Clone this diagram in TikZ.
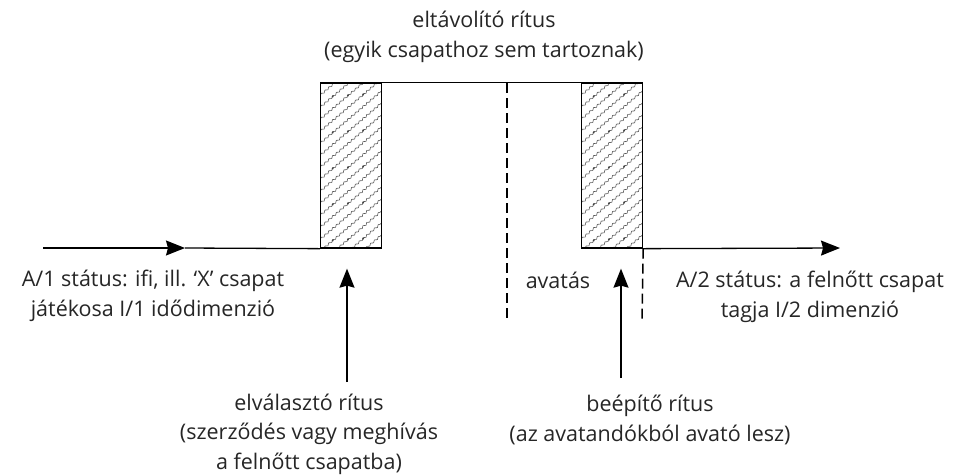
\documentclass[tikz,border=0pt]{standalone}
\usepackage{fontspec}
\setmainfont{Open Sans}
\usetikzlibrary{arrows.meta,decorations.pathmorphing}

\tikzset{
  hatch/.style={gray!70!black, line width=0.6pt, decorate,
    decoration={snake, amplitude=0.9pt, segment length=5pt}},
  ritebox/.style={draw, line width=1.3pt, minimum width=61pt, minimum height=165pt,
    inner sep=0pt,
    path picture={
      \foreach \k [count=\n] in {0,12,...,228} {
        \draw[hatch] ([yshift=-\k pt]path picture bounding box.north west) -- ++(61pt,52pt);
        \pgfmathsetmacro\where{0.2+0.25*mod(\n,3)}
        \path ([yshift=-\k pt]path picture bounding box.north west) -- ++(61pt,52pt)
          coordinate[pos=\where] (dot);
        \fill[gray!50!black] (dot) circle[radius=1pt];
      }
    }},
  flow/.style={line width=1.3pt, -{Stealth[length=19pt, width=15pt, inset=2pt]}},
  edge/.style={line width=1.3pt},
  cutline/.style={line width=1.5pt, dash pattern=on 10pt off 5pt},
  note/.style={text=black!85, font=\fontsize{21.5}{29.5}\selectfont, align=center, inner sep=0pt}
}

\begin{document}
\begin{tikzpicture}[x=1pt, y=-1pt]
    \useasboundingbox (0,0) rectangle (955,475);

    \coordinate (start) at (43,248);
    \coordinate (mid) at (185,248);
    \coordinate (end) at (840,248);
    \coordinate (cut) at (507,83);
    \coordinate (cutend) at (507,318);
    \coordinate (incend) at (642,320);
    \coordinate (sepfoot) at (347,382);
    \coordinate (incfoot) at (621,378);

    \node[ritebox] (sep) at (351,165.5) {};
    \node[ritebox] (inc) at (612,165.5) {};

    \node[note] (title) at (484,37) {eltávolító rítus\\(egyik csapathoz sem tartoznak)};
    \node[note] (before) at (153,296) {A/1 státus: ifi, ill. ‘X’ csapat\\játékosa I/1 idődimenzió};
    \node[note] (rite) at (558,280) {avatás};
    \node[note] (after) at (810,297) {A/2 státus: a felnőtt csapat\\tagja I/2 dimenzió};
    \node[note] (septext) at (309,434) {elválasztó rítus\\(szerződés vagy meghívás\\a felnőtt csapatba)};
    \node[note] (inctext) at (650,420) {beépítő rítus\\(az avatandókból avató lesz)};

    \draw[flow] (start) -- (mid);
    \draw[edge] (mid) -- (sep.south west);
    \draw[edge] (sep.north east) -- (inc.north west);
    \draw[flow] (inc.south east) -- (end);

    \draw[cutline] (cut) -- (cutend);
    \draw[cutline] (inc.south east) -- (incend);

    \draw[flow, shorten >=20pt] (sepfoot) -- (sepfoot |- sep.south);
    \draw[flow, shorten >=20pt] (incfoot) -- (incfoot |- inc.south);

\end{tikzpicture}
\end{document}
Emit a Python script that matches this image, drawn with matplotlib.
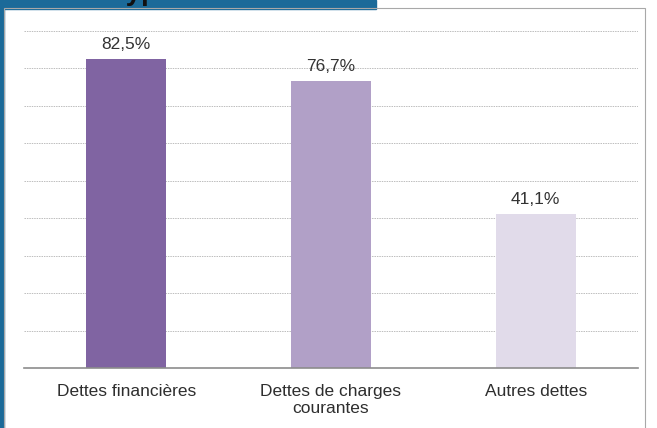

_ _ _ _

▶ [WHAT THIS TASK INVOLVES]: Copy every entry word for word, but omit the pictures.

▶ [ANSWER TO THIS EXERCISE]:
Clone this diagram in TikZ.
\documentclass[tikz,border=0pt]{standalone}
\usepackage{fontspec}
\setmainfont{Open Sans}
\usetikzlibrary{arrows.meta,decorations.pathmorphing}

\tikzset{
  hatch/.style={gray!70!black, line width=0.6pt, decorate,
    decoration={snake, amplitude=0.9pt, segment length=5pt}},
  ritebox/.style={draw, line width=1.3pt, minimum width=61pt, minimum height=165pt,
    inner sep=0pt,
    path picture={
      \foreach \k [count=\n] in {0,12,...,228} {
        \draw[hatch] ([yshift=-\k pt]path picture bounding box.north west) -- ++(61pt,52pt);
        \pgfmathsetmacro\where{0.2+0.25*mod(\n,3)}
        \path ([yshift=-\k pt]path picture bounding box.north west) -- ++(61pt,52pt)
          coordinate[pos=\where] (dot);
        \fill[gray!50!black] (dot) circle[radius=1pt];
      }
    }},
  flow/.style={line width=1.3pt, -{Stealth[length=19pt, width=15pt, inset=2pt]}},
  edge/.style={line width=1.3pt},
  cutline/.style={line width=1.5pt, dash pattern=on 10pt off 5pt},
  note/.style={text=black!85, font=\fontsize{21.5}{29.5}\selectfont, align=center, inner sep=0pt}
}

\begin{document}
\begin{tikzpicture}[x=1pt, y=-1pt]
    \useasboundingbox (0,0) rectangle (955,475);

    \coordinate (start) at (43,248);
    \coordinate (mid) at (185,248);
    \coordinate (end) at (840,248);
    \coordinate (cut) at (507,83);
    \coordinate (cutend) at (507,318);
    \coordinate (incend) at (642,320);
    \coordinate (sepfoot) at (347,382);
    \coordinate (incfoot) at (621,378);

    \node[ritebox] (sep) at (351,165.5) {};
    \node[ritebox] (inc) at (612,165.5) {};

    \node[note] (title) at (484,37) {eltávolító rítus\\(egyik csapathoz sem tartoznak)};
    \node[note] (before) at (153,296) {A/1 státus: ifi, ill. ‘X’ csapat\\játékosa I/1 idődimenzió};
    \node[note] (rite) at (558,280) {avatás};
    \node[note] (after) at (810,297) {A/2 státus: a felnőtt csapat\\tagja I/2 dimenzió};
    \node[note] (septext) at (309,434) {elválasztó rítus\\(szerződés vagy meghívás\\a felnőtt csapatba)};
    \node[note] (inctext) at (650,420) {beépítő rítus\\(az avatandókból avató lesz)};

    \draw[flow] (start) -- (mid);
    \draw[edge] (mid) -- (sep.south west);
    \draw[edge] (sep.north east) -- (inc.north west);
    \draw[flow] (inc.south east) -- (end);

    \draw[cutline] (cut) -- (cutend);
    \draw[cutline] (inc.south east) -- (incend);

    \draw[flow, shorten >=20pt] (sepfoot) -- (sepfoot |- sep.south);
    \draw[flow, shorten >=20pt] (incfoot) -- (incfoot |- inc.south);

\end{tikzpicture}
\end{document}
Emit a Python script that matches this image, drawn with matplotlib.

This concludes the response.